Confusion over Dallas City Council vote riddles Mayor’s Confederate task force

Sara Mokuria (left) and Jo Trizila (right), members of the Mayor’s task force on Confederate Monuments. 

Editor’s note: The image caption previously incorrectly identified the task force member on the left as Joli Robinson, when it is, in fact, Sara Mokuria. Apologies to both ladies for the error. 

By Joe Farkus, NDG Contributing Writer

The first meeting of Dallas’ Task Force on Confederate Monuments meeting was momentarily derailed over confusion among some of its appointees regarding a recently scheduled Dallas City Council vote set for the upcoming Wednesday’s City Council meeting on Sept. 6.

The vote was scheduled as a result of a joint memo sent to the Mayor’s office by Mayor Pro Tem Dwaine Caraway and Councilmembers Casey Thomas and Tennell Atkins requesting a vote on “recommendations of policies and procedures for the removal of Confederate monuments and symbols” – including the costs associated with removing the monuments and symbols and opening up the possibility of renaming parks and streets currently named after divisive figures from the past –  the very subject the task force that convened Thursday night were created to discuss. Rawlings approved of the memo and, in response, instructed the joint resolution be put on the Sept. 6 agenda.
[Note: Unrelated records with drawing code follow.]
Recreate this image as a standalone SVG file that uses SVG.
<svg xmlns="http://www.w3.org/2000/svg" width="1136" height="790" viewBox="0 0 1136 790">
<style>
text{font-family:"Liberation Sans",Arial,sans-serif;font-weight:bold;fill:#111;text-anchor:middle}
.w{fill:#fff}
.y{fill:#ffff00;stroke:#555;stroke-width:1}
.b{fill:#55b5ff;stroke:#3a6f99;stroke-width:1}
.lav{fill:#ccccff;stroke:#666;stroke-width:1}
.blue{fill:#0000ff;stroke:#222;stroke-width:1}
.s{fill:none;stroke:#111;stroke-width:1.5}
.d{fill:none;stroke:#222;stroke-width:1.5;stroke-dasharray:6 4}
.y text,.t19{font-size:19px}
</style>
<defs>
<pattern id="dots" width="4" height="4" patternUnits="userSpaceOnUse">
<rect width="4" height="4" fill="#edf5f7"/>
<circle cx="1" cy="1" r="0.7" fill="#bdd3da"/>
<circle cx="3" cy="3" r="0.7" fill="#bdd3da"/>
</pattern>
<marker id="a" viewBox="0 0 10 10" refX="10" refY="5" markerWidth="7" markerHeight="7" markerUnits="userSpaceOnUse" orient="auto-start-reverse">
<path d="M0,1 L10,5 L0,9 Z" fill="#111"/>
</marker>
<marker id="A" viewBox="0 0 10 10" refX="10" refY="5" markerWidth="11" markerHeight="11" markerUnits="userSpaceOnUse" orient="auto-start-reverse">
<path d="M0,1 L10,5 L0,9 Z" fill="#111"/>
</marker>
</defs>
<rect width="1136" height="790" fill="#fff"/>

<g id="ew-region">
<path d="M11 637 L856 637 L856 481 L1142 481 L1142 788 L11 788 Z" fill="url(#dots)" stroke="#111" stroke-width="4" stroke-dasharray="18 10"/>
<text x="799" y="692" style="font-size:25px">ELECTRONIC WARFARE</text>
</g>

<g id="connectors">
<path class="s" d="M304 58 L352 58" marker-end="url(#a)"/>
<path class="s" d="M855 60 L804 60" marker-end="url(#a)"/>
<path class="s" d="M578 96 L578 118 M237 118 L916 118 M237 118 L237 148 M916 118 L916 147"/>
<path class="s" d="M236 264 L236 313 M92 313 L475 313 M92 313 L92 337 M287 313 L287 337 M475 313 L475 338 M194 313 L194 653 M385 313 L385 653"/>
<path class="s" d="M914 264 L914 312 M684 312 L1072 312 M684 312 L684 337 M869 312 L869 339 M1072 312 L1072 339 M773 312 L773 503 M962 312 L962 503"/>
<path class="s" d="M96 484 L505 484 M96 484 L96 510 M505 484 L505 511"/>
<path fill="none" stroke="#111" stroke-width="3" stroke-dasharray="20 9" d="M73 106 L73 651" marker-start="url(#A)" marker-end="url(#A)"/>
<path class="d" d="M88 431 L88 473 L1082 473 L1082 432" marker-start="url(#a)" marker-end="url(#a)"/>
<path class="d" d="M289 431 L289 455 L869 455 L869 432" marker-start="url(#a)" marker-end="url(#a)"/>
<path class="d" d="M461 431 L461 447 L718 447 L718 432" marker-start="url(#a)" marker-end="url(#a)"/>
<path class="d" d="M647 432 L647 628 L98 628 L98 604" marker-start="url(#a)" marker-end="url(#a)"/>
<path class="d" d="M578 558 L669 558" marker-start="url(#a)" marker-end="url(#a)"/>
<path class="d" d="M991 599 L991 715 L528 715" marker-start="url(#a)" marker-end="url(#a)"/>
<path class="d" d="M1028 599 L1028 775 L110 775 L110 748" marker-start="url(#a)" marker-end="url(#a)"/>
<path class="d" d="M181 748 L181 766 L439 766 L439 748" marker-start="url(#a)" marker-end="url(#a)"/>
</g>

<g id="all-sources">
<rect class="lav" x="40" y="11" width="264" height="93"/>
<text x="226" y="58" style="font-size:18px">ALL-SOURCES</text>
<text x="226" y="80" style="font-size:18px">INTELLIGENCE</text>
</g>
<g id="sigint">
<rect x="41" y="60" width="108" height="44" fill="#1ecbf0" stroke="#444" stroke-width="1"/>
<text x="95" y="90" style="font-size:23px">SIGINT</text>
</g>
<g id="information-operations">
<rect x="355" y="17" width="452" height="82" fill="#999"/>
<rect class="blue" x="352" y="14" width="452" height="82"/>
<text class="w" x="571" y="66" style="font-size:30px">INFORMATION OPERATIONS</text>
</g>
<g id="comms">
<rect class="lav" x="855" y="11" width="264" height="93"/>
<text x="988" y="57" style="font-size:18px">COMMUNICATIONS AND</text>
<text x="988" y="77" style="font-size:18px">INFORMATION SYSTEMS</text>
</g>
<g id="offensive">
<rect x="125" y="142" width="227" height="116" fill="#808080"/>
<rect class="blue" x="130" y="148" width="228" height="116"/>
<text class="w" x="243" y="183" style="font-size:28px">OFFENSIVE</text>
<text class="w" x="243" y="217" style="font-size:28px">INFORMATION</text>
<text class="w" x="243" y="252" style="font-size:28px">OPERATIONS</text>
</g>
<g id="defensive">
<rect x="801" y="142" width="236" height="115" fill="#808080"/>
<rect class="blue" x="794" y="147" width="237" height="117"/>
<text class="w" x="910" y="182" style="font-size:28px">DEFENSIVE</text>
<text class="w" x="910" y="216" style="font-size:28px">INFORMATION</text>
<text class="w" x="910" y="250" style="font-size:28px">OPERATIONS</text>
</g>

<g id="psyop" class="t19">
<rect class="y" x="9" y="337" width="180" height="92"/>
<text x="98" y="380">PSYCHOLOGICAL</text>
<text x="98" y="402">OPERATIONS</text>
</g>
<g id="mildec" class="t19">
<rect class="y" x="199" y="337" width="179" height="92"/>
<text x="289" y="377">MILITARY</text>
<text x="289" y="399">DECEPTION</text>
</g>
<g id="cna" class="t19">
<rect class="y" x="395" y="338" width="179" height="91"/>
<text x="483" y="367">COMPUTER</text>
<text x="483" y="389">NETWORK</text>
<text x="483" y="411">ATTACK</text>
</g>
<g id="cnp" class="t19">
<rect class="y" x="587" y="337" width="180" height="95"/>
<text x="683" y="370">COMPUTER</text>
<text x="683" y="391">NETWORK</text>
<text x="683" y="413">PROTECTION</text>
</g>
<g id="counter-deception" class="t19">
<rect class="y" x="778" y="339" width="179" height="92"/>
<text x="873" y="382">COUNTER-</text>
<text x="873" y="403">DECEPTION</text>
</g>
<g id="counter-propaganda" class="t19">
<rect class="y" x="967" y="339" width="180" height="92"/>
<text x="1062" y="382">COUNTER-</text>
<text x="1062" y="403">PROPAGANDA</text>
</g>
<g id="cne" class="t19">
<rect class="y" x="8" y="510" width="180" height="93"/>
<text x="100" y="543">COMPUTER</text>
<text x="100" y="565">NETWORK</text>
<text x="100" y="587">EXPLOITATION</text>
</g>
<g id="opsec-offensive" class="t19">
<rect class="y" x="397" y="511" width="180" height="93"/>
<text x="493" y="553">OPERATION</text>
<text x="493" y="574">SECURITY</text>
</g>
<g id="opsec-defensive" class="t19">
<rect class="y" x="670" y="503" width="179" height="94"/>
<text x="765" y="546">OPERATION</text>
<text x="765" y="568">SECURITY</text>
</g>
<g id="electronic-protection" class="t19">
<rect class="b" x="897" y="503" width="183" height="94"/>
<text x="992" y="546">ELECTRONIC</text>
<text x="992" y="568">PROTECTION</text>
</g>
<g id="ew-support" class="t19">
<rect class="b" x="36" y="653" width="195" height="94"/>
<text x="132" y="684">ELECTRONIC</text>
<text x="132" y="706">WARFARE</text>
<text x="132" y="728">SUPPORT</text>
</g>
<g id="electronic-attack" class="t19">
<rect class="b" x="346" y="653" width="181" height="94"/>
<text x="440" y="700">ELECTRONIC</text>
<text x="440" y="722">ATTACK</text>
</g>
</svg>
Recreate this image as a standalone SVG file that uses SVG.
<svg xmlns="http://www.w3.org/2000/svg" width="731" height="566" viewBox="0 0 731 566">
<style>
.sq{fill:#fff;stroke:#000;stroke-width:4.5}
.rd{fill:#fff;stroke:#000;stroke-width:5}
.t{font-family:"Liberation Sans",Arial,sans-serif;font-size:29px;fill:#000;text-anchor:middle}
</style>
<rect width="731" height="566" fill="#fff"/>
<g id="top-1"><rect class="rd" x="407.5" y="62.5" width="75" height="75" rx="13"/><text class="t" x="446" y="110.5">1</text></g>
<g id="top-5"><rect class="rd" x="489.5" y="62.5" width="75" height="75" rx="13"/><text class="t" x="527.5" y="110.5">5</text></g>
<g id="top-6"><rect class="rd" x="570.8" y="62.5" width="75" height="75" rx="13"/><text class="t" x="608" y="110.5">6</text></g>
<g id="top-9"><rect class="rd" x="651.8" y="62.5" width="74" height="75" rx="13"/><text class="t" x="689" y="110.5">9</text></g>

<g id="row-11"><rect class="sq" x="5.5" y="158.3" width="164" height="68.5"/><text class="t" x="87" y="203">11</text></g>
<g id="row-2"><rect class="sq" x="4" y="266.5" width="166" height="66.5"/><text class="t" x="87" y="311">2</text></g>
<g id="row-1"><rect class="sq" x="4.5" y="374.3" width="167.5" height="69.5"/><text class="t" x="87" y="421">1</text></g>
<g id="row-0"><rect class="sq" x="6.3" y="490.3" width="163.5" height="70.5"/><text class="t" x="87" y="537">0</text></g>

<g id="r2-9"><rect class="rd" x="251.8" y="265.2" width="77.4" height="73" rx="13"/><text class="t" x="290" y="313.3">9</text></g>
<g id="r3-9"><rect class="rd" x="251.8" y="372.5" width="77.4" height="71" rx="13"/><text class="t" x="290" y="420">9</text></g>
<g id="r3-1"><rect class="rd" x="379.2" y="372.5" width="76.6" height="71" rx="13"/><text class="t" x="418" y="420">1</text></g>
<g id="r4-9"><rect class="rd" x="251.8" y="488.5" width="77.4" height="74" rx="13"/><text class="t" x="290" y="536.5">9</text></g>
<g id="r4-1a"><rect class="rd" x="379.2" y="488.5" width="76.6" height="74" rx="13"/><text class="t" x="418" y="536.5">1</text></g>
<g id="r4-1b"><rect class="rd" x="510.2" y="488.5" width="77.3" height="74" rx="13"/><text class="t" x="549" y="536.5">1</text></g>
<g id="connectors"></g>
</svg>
“The subject will be very focused about the Robert E. Lee statue,” Mayor Mike Rawlings told the task force in his opening remarks. “The result is to empower this group to do what I just talked about and to ask the city manager for immediate removal of the Robert E. Lee statue. It is my prediction that that will pass. And so, you won’t have to debate, to discuss that, but you will discuss what happens to that statue, what happens to the park, what happens to all the other things that are out there.”

It was this announcement that led to later concern during the meeting.

“I’m concerned that if the vote as the Mayor identified on Wednesday the 6th comes about that that doesn’t really follow the timeline and the process that has been outline formally,” task force member Bryce Weigand stated later in the meeting. “I think the vote should be tabled. It’s ill-advised of the Council to proceed on Wednesday without the deliberation of this body.”

In response, Waters suggested he take his complaint to the City Council.

Lee Park is perhaps a point of concern considering it was recently vandalized prior to the beginning of the planned protests in Dallas calling for the removal of all Confederate symbols. This protest was scheduled following the violence in Charlottesville, Virginia but it was not the first protest rally in Dallas. A smaller protest was held on Aug. 10 in Pioneer Park near Dallas City Hall. For more background on this debate, read Ed Gray, NDG’s Senior Columnist, concerns about The Ghosts of the Confederacy Rise Again and Dallas to lose its plantation mentality and remove the statutes.

There was also considerable concern from member Joli Robinson, from the Dallas Truth, Racial Healing & Transformation, who criticized the three city offices that briefed the task force Thursday – the Office of Cultural Affairs, Sustainable Development and Construction, and Parks – claiming their presentations were full of “sanitation” and asked on more than one occasion for more “historical context” regarding the creation and display of these monuments and symbols.

The next task force meeting will take place on Sept. 7 at Dallas City Hall and will be open to public comment. For the final two meetings (on Sept. 15 and Sept. 19), locations are yet to be determined. The task force aims to have its formal recommendations finalized by Oct. 3. All meetings are open to the public.

A full list of the Confederate Task Force members was announced on Aug. 24.

 

4 COMMENTS

  1. what are the qualifications of the individuals on the committee? have any of them had historical training/education? are they going to keep an open mind or like Dwayne Caraway and the others on the council have they already decided that the statues are to be removed?

  2. You want to know real “sanitizing”? The real purpose of this “Task Force” is to “sanitize” the foregone conclusion of all the misinformed members of the Dallas City Council.
    Even the far-Left DMagazine points out that the KKK was down to a handful of members by 1926 – a decade before the Lee Park statue went up:
    https://www.dmagazine.com/publications/d-magazine/2017/june/when-dallas-was-the-most-racist-city-in-america/
    – Total waste of time and money.